My current office sits about 9 meters (directly below them) from no less than 3 telecoms radio masts, all I know is i've become more tired over the past 4 years, and three masts were placed in that period to bring the grand total to 4 masts on the roof of 1 building. Why we need that many is beyond me, but apparently they had permission to place them, nobody was asked as far as I know.
Think of that what you like, and don't think i'm illiterate on the subject of electromagnetics and radio waves, because I'm most certainly not.
Oh look, there's an election looming, must be seen to be doing something...
The best place to be is under the radio transmitter because it's likely to be designed to send most of its energy towards the horizon, not to the ground immediately below the tower, that's just wasteful. A decent receive antenna that does have coverage around the base then has the extra beneficial effect that those using mobile phones near the base of the mast get adequate reception from the base station and are transmitting back to it at very low power, thus irradiating the heads of the local users very little.
>>"They are basically saying "We don't know enough, so we'll stop what we're doing until we do know enough."
And what is their plan for eventually knowing enough?
>And what is their plan for eventually knowing enough?
That's up to them really. But I and many others expect them to make informed decisions when that time arrives; the people aren't as forgiving anymore this relatively new century.
So, it's a sane decision to say (apparently on the basis of no obvious evidence) that some existing and fairly widespread technology *might* be dangerous to children, ill people (*and* for some unexplained reason, also to elderly people), but is still absolutely fine for everyone else?
Sorry, busy days :)
You could say that, although I would not say on the basis of no obvious evidence, because there is plenty of evidence that is simply not being handled properly. Sometimes you have to take a step back from something that was previously considered 'good' or 'good enough' and reconsider it. There is always room for improvement. I could pull out a speech about the fragility of developing children's brains, impediment of our natural ability to heal under stress and whatnot in relation to EMF/RF radiation but we both know that would be pointless.
It's a bit like the debates going on about how female contraceptives enter the freshwater supplies and then over longer periods of time (we're talking many years here, generations) cause infertility in men consuming that water. It's a very real concern people never thought of in the beginning, but the point of the example is that the long term effects of something should not be underestimated even if it does concern existing technology/knowledge or not; it has to be tried and tested over and over and over again in order to improve.
Another simpler example would be sunlight. Light is also a form of radiation, a component of which is Ultraviolet light which is what damages us most. So we basically have a type of high energy radiation which will damage our bodies if exposed to it for long periods of time. This is an accepted fact; you stay out in the sun too long you get burned, overdo it some more you get sun stroke, skin cancer, etc.
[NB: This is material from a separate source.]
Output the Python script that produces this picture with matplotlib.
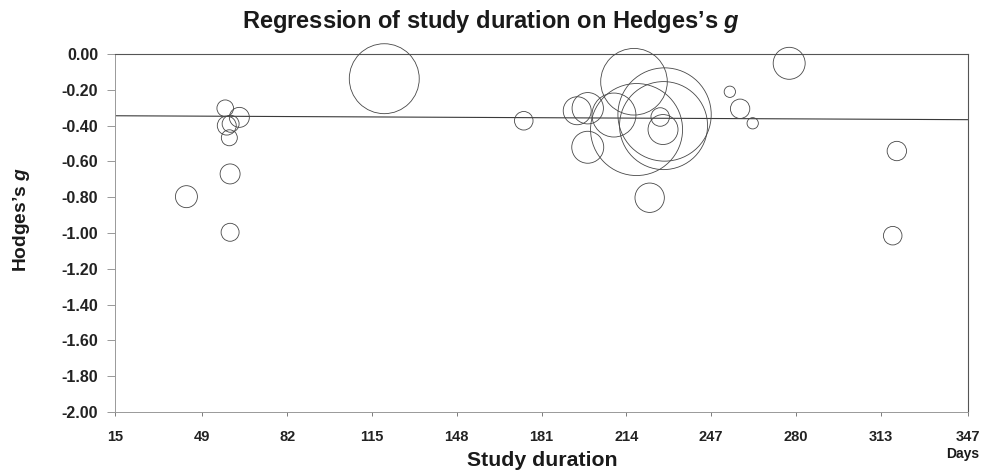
import numpy as np
import matplotlib
matplotlib.use("Agg")
import matplotlib.pyplot as plt

plt.rcParams['font.family'] = ['Liberation Sans', 'DejaVu Sans']
plt.rcParams['font.weight'] = 'bold'
plt.rcParams['mathtext.fontset'] = 'custom'
plt.rcParams['mathtext.rm'] = 'Liberation Sans:bold'
plt.rcParams['mathtext.it'] = 'Liberation Sans:bold:italic'

#---Data
# study duration (days)
duration = [119.8, 57.9, 63.4, 58.5, 60.0, 59.5, 59.8, 42.8, 59.8,
            174.1, 194.9, 199.0, 209.2, 217.0, 228.9, 218.0, 228.5,
            227.2, 228.3, 199.0, 223.1, 254.3, 258.3, 263.2, 277.4,
            319.3, 317.7]
# effect size (Hedges's g)
hedges_g = [-0.138, -0.303, -0.354, -0.400, -0.390, -0.468, -0.670, -0.797, -0.996,
            -0.373, -0.317, -0.303, -0.341, -0.155, -0.338, -0.422, -0.400,
            -0.352, -0.422, -0.521, -0.803, -0.211, -0.306, -0.387, -0.052,
            -0.542, -1.015]
# relative study weight (bubble area)
weight = [12.25, 0.69, 1.00, 0.90, 0.72, 0.64, 1.00, 1.21, 0.81,
          0.86, 1.96, 2.46, 4.84, 11.10, 21.80, 21.20, 19.40,
          0.86, 2.25, 2.56, 2.16, 0.32, 0.94, 0.32, 2.56,
          0.94, 0.86]

# meta-regression line
reg_intercept = -0.344
reg_slope = -0.000066

x_ticks = [15, 49, 82, 115, 148, 181, 214, 247, 280, 313, 347]
y_ticks = [0.00, -0.20, -0.40, -0.60, -0.80, -1.00, -1.20, -1.40, -1.60, -1.80, -2.00]

#---Plot
fig = plt.figure(figsize=(9.82, 4.70), dpi=100)
ax = fig.add_axes([115/982, 1 - 412/470, (968 - 115)/982, (412 - 54)/470])

ax.scatter(duration, hedges_g, s=np.array(weight) * 207, facecolors='none',
           edgecolors='#474747', linewidths=0.6, zorder=3, clip_on=False)

xs = np.array([x_ticks[0], x_ticks[-1]])
ax.plot(xs, reg_intercept + reg_slope * xs, color='#3a3a3a', lw=0.8, zorder=2)

ax.set_xlim(x_ticks[0], x_ticks[-1])
ax.set_ylim(y_ticks[-1], y_ticks[0])
ax.set_xticks(x_ticks)
ax.set_xticklabels([str(t) for t in x_ticks])
ax.set_yticks(y_ticks)
ax.set_yticklabels(["%.2f" % t for t in y_ticks])

ax.tick_params(axis='both', colors='#222222')
ax.tick_params(axis='y', labelsize=11.5, length=6, width=0.6, pad=6, color='#888888')
ax.tick_params(axis='x', labelsize=10.5, length=3, width=0.6, pad=10, color='#666666')

for side in ['left', 'bottom']:
    ax.spines[side].set_color('#999999')
    ax.spines[side].set_linewidth(0.7)
for side in ['top', 'right']:
    ax.spines[side].set_color('#555555')
    ax.spines[side].set_linewidth(0.8)

fig.text(242/982, 1 - 28/470, "Regression of study duration on Hedges\u2019s $g$",
         fontsize=17, fontweight='bold', ha='left', va='baseline', color='#1a1a1a')
fig.text(542/982, 1 - 466/470, "Study duration", fontsize=15.3, fontweight='bold',
         ha='center', va='baseline', color='#1a1a1a')
fig.text(22/982, 1 - 220/470, "Hodges\u2019s $g$", fontsize=13.8, fontweight='bold',
         rotation=90, ha='center', va='center', color='#1a1a1a')
fig.text(963/982, 1 - 454/470, "Days", fontsize=10, fontweight='bold',
         ha='center', va='center', color='#1a1a1a')

fig.savefig("out.png", dpi=100)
I suppose you could say we have not reached that level of understanding yet when it comes to what most of us perceive as negligible amounts exposure to EMF/RF radiation.
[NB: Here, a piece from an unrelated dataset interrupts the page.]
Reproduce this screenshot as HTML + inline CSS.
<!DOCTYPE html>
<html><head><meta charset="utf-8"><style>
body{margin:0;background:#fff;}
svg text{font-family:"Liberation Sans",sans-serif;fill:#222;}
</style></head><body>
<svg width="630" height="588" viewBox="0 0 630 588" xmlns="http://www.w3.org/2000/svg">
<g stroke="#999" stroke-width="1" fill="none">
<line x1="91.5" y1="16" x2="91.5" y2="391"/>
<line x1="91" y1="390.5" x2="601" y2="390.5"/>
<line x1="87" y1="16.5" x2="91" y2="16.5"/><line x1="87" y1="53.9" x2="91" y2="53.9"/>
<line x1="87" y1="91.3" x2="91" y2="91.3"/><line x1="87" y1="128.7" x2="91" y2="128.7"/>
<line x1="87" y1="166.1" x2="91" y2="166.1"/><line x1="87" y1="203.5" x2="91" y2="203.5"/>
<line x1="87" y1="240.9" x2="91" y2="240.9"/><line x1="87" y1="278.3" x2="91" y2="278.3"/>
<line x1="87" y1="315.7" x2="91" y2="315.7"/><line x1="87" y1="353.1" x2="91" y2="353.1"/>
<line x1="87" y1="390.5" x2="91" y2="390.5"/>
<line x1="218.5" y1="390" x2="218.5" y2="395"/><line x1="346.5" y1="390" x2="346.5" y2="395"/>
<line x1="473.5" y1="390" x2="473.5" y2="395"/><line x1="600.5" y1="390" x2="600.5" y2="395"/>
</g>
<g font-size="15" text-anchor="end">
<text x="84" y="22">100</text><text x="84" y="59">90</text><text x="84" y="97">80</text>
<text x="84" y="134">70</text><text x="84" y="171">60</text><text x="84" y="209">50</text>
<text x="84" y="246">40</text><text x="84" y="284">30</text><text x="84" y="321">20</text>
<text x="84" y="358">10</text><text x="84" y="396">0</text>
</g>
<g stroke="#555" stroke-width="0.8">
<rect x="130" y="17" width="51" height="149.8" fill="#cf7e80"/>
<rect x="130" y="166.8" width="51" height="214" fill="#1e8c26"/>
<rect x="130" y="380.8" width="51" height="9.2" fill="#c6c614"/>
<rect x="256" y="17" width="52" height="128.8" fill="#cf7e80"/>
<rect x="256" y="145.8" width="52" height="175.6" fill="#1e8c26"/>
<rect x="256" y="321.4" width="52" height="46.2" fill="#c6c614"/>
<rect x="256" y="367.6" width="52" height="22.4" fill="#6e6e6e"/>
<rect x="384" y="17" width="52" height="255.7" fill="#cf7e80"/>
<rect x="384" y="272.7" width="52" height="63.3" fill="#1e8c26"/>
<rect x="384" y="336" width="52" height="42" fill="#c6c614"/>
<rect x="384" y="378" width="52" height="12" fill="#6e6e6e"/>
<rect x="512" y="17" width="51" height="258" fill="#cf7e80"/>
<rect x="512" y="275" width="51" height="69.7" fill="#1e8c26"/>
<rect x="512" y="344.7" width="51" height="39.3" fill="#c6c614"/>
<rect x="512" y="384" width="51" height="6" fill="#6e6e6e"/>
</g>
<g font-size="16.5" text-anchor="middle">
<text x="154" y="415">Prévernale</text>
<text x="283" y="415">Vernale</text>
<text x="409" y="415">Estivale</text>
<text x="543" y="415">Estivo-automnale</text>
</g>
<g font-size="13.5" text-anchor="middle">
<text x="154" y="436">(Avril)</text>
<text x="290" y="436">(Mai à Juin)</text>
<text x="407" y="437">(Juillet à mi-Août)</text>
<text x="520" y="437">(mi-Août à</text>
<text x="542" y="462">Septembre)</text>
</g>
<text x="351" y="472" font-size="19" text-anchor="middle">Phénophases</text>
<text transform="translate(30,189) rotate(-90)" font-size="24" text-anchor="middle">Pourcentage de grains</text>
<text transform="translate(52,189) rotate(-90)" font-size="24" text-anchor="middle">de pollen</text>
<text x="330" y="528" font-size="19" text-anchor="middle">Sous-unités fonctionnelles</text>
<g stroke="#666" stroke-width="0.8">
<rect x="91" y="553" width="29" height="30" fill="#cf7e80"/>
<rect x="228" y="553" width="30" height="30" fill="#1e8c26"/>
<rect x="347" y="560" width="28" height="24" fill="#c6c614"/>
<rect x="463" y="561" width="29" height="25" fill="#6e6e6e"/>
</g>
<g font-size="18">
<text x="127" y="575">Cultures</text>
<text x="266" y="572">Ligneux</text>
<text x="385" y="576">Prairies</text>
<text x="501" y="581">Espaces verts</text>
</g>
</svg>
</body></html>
That said, you and I both also know very well that mobile masts are not going anywhere any time soon, in fact more realistically they are here now and here to stay till the end of our days and till the end of our children children's days.
They will not be removed or banned, their implementation might however be slowed down.
Besides, we are surrounded by radiation, it's not like mobile masts will be the end of the story. I'd like the world to be a better place, but I have to be realistic about it too.